▶ Required task
Go through the entries below and collect each line with the string "React" in it.

Part of a data file
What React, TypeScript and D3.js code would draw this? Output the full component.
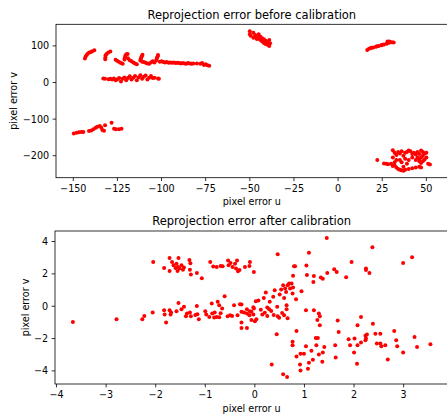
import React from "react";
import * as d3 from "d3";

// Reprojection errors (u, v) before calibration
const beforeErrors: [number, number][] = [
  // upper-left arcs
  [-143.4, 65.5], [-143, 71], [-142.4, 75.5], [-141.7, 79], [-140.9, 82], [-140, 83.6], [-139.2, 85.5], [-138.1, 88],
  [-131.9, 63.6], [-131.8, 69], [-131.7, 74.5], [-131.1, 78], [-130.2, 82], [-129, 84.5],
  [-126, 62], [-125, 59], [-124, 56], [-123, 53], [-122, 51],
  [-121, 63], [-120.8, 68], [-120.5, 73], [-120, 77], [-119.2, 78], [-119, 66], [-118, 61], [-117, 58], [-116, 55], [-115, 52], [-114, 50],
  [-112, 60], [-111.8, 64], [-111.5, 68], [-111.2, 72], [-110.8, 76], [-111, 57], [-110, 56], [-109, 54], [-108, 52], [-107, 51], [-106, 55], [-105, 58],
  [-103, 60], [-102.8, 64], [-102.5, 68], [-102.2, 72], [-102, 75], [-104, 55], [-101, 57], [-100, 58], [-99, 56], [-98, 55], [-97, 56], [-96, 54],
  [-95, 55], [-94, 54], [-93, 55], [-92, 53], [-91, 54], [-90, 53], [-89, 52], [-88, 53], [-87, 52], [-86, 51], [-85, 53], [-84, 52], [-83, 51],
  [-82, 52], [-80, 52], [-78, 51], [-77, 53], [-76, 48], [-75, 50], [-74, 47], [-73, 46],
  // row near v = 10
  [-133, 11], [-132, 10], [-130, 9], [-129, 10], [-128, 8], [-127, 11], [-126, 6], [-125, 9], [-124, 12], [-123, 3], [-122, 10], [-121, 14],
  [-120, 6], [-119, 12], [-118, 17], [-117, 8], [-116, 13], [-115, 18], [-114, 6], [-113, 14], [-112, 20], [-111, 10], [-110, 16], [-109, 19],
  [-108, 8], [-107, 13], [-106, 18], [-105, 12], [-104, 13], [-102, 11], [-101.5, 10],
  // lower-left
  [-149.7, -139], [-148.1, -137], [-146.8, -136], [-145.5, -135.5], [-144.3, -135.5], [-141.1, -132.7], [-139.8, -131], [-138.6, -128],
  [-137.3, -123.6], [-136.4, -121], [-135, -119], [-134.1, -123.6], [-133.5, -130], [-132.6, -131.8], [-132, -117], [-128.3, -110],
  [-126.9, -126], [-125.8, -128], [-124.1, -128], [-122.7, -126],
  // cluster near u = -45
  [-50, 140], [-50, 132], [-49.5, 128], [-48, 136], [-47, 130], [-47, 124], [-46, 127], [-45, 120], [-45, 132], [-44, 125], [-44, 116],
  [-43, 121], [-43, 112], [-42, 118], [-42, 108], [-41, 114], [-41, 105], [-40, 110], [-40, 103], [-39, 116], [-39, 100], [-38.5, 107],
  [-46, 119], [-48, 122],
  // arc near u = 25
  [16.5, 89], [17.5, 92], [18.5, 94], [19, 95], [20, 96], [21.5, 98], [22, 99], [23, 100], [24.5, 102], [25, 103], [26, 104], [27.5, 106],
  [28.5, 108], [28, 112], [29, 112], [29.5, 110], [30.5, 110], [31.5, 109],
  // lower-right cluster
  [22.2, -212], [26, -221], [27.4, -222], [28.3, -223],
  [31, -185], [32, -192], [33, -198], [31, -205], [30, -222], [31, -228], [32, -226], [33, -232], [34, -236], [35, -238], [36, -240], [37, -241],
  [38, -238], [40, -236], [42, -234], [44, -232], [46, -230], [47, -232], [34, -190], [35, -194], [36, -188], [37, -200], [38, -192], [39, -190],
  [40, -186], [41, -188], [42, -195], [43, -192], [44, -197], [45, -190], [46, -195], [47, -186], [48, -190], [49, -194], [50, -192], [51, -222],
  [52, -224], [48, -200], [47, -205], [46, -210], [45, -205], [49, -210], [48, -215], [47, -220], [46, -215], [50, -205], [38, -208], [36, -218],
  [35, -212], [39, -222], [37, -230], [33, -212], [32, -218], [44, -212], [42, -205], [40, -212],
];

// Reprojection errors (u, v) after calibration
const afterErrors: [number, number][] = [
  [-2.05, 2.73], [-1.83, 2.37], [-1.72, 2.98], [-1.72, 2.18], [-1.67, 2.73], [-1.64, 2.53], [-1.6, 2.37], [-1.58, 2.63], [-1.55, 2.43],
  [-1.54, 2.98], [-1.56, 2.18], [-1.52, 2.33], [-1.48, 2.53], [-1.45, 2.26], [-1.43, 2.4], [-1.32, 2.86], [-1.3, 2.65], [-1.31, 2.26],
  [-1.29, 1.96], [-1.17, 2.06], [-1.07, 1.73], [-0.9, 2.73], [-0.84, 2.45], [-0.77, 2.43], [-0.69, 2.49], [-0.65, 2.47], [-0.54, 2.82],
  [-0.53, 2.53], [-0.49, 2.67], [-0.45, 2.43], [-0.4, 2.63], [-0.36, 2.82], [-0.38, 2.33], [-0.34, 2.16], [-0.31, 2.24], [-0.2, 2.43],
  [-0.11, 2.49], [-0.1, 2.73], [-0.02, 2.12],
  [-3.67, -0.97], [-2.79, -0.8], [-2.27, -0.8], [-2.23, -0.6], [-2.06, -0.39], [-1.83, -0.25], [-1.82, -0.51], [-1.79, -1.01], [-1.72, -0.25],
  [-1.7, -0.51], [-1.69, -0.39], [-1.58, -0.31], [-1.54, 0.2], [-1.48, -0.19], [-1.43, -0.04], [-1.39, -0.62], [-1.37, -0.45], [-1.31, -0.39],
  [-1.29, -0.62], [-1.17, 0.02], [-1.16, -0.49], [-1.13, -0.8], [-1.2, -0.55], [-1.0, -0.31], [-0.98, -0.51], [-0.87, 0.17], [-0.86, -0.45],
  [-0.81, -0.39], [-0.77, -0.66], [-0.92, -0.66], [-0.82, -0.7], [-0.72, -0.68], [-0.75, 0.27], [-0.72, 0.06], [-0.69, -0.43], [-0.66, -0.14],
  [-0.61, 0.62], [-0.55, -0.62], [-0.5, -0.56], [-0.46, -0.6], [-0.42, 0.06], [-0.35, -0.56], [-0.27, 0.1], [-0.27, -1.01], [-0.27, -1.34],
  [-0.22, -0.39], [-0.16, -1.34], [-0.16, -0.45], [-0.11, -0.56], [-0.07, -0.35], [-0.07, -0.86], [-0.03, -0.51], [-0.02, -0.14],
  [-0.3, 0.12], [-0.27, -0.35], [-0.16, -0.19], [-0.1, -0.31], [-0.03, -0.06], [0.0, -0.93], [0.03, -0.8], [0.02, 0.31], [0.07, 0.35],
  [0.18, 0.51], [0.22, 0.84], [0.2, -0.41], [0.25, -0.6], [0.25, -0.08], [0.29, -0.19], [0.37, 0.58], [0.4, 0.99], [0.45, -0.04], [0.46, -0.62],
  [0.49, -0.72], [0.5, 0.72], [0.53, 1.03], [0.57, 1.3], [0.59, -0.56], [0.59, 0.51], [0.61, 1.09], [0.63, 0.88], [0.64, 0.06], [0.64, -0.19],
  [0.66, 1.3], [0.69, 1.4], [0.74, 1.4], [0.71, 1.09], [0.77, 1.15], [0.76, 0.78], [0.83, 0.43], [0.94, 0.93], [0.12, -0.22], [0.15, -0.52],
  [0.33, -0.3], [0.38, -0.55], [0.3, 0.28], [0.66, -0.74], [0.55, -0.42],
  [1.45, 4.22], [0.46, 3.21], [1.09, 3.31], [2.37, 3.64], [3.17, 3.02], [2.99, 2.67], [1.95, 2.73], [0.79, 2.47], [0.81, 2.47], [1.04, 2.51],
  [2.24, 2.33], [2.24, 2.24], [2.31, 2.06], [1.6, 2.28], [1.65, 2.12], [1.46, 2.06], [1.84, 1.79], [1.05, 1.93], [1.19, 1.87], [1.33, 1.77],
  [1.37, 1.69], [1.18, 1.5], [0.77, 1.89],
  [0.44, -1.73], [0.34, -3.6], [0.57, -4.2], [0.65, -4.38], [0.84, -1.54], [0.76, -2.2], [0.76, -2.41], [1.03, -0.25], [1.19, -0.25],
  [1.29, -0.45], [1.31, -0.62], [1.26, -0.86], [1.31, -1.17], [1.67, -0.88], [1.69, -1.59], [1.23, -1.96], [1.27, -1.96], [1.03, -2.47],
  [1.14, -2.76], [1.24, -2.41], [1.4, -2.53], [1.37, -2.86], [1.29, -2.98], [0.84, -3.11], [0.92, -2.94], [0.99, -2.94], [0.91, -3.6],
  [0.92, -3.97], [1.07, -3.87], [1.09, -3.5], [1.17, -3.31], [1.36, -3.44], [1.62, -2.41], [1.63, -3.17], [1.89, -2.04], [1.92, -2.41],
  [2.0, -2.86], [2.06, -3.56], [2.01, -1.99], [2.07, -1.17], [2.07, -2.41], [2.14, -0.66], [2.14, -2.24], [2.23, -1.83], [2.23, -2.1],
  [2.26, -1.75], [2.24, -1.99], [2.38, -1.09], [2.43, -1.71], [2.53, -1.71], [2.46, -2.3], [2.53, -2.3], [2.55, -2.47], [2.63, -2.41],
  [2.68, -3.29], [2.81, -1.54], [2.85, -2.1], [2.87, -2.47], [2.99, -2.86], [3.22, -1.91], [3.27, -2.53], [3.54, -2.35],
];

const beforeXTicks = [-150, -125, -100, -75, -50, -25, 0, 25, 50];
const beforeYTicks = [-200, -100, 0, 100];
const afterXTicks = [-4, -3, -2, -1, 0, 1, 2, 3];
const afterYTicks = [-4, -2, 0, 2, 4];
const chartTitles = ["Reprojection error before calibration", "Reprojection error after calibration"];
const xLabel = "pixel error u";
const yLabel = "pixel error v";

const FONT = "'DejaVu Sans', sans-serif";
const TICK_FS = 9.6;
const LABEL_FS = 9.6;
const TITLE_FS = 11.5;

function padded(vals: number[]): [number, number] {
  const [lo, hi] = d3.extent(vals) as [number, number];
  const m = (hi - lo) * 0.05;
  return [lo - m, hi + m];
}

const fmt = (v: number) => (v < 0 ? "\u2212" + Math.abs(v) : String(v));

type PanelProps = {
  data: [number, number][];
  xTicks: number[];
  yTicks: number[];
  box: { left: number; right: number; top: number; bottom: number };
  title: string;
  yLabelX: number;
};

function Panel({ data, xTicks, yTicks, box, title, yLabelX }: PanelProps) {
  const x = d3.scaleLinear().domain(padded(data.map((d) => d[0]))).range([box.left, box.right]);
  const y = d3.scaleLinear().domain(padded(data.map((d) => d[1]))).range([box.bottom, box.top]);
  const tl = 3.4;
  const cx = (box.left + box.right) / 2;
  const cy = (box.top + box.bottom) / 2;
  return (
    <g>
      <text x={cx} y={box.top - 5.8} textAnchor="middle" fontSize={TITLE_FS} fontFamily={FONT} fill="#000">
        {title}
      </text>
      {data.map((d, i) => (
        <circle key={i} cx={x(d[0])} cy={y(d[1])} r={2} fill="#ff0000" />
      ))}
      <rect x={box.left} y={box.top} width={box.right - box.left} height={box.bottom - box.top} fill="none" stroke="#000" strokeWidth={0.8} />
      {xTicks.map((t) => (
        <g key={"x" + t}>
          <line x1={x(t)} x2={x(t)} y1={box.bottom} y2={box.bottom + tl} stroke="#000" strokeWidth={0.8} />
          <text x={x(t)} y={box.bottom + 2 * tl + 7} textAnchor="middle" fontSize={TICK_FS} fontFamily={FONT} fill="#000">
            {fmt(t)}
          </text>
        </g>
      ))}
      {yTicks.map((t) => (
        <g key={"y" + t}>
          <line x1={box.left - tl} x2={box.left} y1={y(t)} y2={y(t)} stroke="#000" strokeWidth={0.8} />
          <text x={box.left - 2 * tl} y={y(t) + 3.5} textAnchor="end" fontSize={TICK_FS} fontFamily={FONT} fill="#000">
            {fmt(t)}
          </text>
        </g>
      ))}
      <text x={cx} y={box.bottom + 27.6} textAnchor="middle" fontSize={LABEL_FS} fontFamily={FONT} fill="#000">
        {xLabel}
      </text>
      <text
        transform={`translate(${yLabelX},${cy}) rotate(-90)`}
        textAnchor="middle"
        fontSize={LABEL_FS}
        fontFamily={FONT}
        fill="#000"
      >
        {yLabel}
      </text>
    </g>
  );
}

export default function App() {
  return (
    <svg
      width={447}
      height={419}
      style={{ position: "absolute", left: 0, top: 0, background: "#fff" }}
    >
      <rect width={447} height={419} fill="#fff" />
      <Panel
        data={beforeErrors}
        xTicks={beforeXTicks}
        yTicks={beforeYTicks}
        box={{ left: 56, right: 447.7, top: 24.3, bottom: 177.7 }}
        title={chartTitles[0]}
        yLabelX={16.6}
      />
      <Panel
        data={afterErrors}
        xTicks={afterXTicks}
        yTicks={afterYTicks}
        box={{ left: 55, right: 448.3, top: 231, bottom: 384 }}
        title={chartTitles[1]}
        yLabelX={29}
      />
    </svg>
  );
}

--

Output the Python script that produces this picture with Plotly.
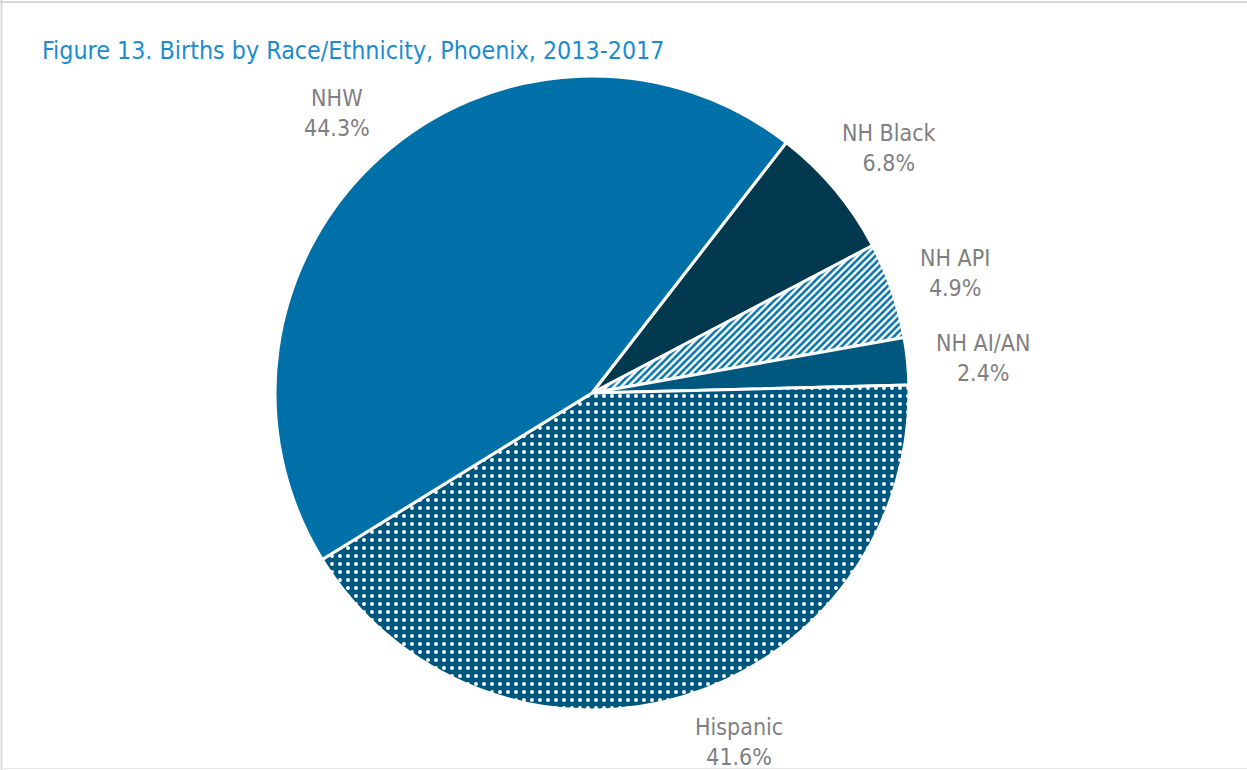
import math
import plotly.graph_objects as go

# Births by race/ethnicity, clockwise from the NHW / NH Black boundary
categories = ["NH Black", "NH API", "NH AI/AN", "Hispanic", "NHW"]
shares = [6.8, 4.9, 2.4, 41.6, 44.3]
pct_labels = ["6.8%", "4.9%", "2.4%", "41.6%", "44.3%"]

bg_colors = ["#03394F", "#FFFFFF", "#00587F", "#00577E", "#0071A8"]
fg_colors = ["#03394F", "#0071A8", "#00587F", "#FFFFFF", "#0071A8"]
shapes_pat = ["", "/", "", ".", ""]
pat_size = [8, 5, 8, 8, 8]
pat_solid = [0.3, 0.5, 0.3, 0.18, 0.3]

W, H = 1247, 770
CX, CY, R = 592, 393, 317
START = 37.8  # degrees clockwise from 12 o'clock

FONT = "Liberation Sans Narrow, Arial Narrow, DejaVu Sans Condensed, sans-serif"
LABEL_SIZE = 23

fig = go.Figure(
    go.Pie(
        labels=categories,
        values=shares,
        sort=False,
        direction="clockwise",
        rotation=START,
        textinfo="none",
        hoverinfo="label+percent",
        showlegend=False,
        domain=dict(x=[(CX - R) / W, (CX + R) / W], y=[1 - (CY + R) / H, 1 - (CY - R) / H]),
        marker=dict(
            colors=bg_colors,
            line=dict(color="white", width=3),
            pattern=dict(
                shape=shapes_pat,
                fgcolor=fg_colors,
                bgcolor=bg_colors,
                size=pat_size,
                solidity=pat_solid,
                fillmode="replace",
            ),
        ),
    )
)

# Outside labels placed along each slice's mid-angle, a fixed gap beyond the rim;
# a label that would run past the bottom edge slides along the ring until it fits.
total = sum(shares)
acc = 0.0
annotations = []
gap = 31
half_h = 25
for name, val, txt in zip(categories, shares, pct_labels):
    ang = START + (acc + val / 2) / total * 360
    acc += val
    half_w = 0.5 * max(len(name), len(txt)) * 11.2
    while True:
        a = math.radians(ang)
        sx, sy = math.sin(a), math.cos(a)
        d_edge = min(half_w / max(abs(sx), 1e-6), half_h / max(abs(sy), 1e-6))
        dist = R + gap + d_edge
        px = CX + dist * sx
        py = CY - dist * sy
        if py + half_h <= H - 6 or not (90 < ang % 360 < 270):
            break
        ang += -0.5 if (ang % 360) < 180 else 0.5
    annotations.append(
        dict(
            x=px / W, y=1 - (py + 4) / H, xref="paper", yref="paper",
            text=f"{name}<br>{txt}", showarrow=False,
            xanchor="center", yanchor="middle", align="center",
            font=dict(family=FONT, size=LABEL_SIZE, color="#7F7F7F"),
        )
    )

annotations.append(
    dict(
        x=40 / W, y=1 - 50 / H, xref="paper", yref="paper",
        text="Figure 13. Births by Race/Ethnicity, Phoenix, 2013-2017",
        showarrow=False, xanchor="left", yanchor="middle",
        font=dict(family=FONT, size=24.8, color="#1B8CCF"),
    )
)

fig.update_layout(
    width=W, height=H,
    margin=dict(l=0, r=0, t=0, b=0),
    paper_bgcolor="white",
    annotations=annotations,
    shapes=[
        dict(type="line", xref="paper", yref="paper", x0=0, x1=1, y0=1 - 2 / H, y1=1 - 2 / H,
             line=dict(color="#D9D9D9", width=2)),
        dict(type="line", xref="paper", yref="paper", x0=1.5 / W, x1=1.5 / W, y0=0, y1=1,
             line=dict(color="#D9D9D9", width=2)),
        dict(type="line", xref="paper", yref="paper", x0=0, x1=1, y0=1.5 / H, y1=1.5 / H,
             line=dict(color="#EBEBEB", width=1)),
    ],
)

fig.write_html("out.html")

▶ Solution to the problem
What React, TypeScript and D3.js code would draw this? Output the full component.
import React from "react";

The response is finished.